Work to be completed: Set the data down again, exactly as it reads, but without the pictures.

Given material:
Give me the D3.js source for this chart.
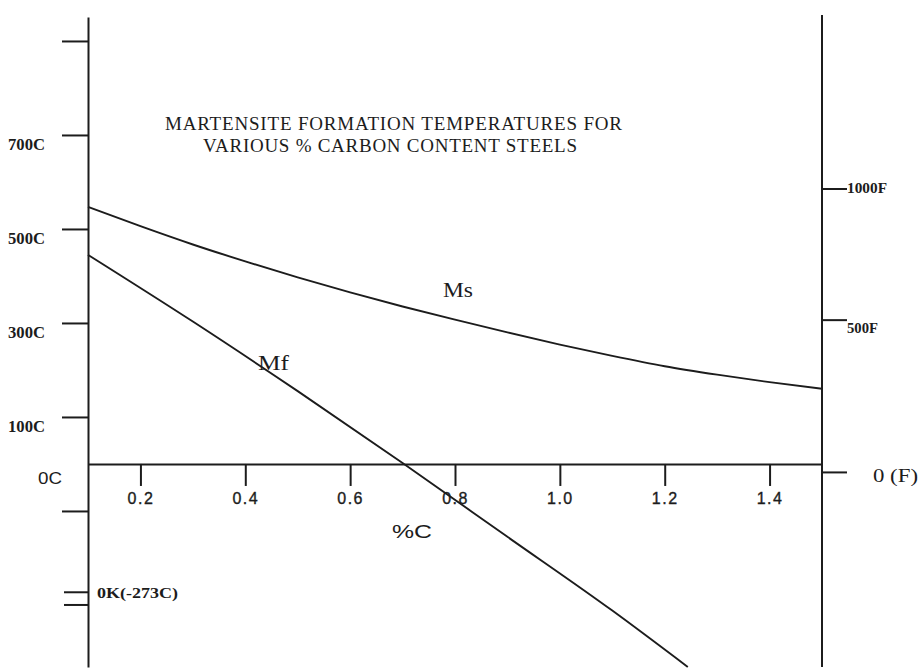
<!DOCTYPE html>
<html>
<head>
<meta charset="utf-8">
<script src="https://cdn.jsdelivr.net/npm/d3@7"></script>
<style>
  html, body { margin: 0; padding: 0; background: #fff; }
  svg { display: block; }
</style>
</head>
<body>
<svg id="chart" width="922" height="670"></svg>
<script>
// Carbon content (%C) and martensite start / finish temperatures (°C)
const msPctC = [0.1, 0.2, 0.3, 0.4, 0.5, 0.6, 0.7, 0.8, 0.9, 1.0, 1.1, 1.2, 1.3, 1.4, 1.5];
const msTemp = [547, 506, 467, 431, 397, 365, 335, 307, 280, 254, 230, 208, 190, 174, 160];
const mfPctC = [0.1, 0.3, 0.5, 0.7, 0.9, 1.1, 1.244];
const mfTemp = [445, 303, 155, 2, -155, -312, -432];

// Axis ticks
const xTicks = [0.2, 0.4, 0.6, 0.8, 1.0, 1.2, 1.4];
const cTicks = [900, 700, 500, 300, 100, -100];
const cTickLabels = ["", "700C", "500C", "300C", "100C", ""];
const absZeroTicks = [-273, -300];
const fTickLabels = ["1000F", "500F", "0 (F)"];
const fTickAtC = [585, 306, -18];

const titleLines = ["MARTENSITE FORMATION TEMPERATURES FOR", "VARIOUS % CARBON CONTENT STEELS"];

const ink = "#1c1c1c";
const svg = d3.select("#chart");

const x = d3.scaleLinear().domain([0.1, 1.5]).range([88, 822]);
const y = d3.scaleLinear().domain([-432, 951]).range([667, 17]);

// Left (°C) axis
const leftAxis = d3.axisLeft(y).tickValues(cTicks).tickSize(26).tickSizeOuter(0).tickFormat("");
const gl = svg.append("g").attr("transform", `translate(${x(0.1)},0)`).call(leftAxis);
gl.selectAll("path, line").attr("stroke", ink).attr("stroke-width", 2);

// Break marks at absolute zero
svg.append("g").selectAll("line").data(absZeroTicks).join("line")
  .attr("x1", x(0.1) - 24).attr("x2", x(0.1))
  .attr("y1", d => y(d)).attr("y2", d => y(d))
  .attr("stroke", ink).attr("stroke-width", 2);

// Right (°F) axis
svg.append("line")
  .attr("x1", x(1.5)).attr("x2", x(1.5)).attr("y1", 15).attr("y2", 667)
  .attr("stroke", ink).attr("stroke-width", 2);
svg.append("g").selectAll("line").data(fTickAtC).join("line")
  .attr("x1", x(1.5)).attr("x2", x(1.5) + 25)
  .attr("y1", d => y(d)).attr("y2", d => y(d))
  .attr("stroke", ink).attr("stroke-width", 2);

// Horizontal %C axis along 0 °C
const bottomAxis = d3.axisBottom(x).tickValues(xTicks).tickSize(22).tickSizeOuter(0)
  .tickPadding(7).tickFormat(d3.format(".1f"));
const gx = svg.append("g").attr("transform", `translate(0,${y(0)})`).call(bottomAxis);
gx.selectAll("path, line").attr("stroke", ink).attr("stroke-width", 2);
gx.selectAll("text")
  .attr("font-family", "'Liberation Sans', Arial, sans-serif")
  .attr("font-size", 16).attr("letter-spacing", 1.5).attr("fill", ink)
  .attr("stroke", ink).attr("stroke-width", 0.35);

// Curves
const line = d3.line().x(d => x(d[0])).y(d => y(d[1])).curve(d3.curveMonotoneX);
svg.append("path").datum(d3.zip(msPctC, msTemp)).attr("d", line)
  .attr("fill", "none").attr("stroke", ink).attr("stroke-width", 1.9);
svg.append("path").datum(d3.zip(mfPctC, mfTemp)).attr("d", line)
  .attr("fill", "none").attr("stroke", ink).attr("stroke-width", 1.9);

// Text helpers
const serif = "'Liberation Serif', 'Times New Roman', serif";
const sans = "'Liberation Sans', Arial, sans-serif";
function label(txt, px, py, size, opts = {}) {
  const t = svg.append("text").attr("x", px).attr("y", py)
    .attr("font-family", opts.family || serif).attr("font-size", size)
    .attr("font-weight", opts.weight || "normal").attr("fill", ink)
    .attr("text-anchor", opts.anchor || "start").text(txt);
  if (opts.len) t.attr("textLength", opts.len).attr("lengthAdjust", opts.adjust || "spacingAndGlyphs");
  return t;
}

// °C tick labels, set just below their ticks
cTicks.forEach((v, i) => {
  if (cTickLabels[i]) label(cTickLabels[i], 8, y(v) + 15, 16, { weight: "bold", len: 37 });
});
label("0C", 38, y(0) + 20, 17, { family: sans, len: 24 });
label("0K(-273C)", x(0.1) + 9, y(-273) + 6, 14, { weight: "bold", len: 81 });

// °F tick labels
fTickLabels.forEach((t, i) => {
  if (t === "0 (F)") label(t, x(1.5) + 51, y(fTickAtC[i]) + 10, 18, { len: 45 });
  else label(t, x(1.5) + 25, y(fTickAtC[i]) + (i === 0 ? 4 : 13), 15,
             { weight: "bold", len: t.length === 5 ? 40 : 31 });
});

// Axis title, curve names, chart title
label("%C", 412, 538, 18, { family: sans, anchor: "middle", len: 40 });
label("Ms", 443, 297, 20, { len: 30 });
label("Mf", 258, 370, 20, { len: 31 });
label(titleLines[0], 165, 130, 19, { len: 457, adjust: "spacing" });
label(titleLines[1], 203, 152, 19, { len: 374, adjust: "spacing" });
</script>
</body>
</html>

Task response:
Give me the D3.js source for this chart.
<!DOCTYPE html>
<html>
<head>
<meta charset="utf-8">
<script src="https://cdn.jsdelivr.net/npm/d3@7"></script>
<style>
  html, body { margin: 0; padding: 0; background: #fff; }
  svg { display: block; }
</style>
</head>
<body>
<svg id="chart" width="922" height="670"></svg>
<script>
// Carbon content (%C) and martensite start / finish temperatures (°C)
const msPctC = [0.1, 0.2, 0.3, 0.4, 0.5, 0.6, 0.7, 0.8, 0.9, 1.0, 1.1, 1.2, 1.3, 1.4, 1.5];
const msTemp = [547, 506, 467, 431, 397, 365, 335, 307, 280, 254, 230, 208, 190, 174, 160];
const mfPctC = [0.1, 0.3, 0.5, 0.7, 0.9, 1.1, 1.244];
const mfTemp = [445, 303, 155, 2, -155, -312, -432];

// Axis ticks
const xTicks = [0.2, 0.4, 0.6, 0.8, 1.0, 1.2, 1.4];
const cTicks = [900, 700, 500, 300, 100, -100];
const cTickLabels = ["", "700C", "500C", "300C", "100C", ""];
const absZeroTicks = [-273, -300];
const fTickLabels = ["1000F", "500F", "0 (F)"];
const fTickAtC = [585, 306, -18];

const titleLines = ["MARTENSITE FORMATION TEMPERATURES FOR", "VARIOUS % CARBON CONTENT STEELS"];

const ink = "#1c1c1c";
const svg = d3.select("#chart");

const x = d3.scaleLinear().domain([0.1, 1.5]).range([88, 822]);
const y = d3.scaleLinear().domain([-432, 951]).range([667, 17]);

// Left (°C) axis
const leftAxis = d3.axisLeft(y).tickValues(cTicks).tickSize(26).tickSizeOuter(0).tickFormat("");
const gl = svg.append("g").attr("transform", `translate(${x(0.1)},0)`).call(leftAxis);
gl.selectAll("path, line").attr("stroke", ink).attr("stroke-width", 2);

// Break marks at absolute zero
svg.append("g").selectAll("line").data(absZeroTicks).join("line")
  .attr("x1", x(0.1) - 24).attr("x2", x(0.1))
  .attr("y1", d => y(d)).attr("y2", d => y(d))
  .attr("stroke", ink).attr("stroke-width", 2);

// Right (°F) axis
svg.append("line")
  .attr("x1", x(1.5)).attr("x2", x(1.5)).attr("y1", 15).attr("y2", 667)
  .attr("stroke", ink).attr("stroke-width", 2);
svg.append("g").selectAll("line").data(fTickAtC).join("line")
  .attr("x1", x(1.5)).attr("x2", x(1.5) + 25)
  .attr("y1", d => y(d)).attr("y2", d => y(d))
  .attr("stroke", ink).attr("stroke-width", 2);

// Horizontal %C axis along 0 °C
const bottomAxis = d3.axisBottom(x).tickValues(xTicks).tickSize(22).tickSizeOuter(0)
  .tickPadding(7).tickFormat(d3.format(".1f"));
const gx = svg.append("g").attr("transform", `translate(0,${y(0)})`).call(bottomAxis);
gx.selectAll("path, line").attr("stroke", ink).attr("stroke-width", 2);
gx.selectAll("text")
  .attr("font-family", "'Liberation Sans', Arial, sans-serif")
  .attr("font-size", 16).attr("letter-spacing", 1.5).attr("fill", ink)
  .attr("stroke", ink).attr("stroke-width", 0.35);

// Curves
const line = d3.line().x(d => x(d[0])).y(d => y(d[1])).curve(d3.curveMonotoneX);
svg.append("path").datum(d3.zip(msPctC, msTemp)).attr("d", line)
  .attr("fill", "none").attr("stroke", ink).attr("stroke-width", 1.9);
svg.append("path").datum(d3.zip(mfPctC, mfTemp)).attr("d", line)
  .attr("fill", "none").attr("stroke", ink).attr("stroke-width", 1.9);

// Text helpers
const serif = "'Liberation Serif', 'Times New Roman', serif";
const sans = "'Liberation Sans', Arial, sans-serif";
function label(txt, px, py, size, opts = {}) {
  const t = svg.append("text").attr("x", px).attr("y", py)
    .attr("font-family", opts.family || serif).attr("font-size", size)
    .attr("font-weight", opts.weight || "normal").attr("fill", ink)
    .attr("text-anchor", opts.anchor || "start").text(txt);
  if (opts.len) t.attr("textLength", opts.len).attr("lengthAdjust", opts.adjust || "spacingAndGlyphs");
  return t;
}

// °C tick labels, set just below their ticks
cTicks.forEach((v, i) => {
  if (cTickLabels[i]) label(cTickLabels[i], 8, y(v) + 15, 16, { weight: "bold", len: 37 });
});
label("0C", 38, y(0) + 20, 17, { family: sans, len: 24 });
label("0K(-273C)", x(0.1) + 9, y(-273) + 6, 14, { weight: "bold", len: 81 });

// °F tick labels
fTickLabels.forEach((t, i) => {
  if (t === "0 (F)") label(t, x(1.5) + 51, y(fTickAtC[i]) + 10, 18, { len: 45 });
  else label(t, x(1.5) + 25, y(fTickAtC[i]) + (i === 0 ? 4 : 13), 15,
             { weight: "bold", len: t.length === 5 ? 40 : 31 });
});

// Axis title, curve names, chart title
label("%C", 412, 538, 18, { family: sans, anchor: "middle", len: 40 });
label("Ms", 443, 297, 20, { len: 30 });
label("Mf", 258, 370, 20, { len: 31 });
label(titleLines[0], 165, 130, 19, { len: 457, adjust: "spacing" });
label(titleLines[1], 203, 152, 19, { len: 374, adjust: "spacing" });
</script>
</body>
</html>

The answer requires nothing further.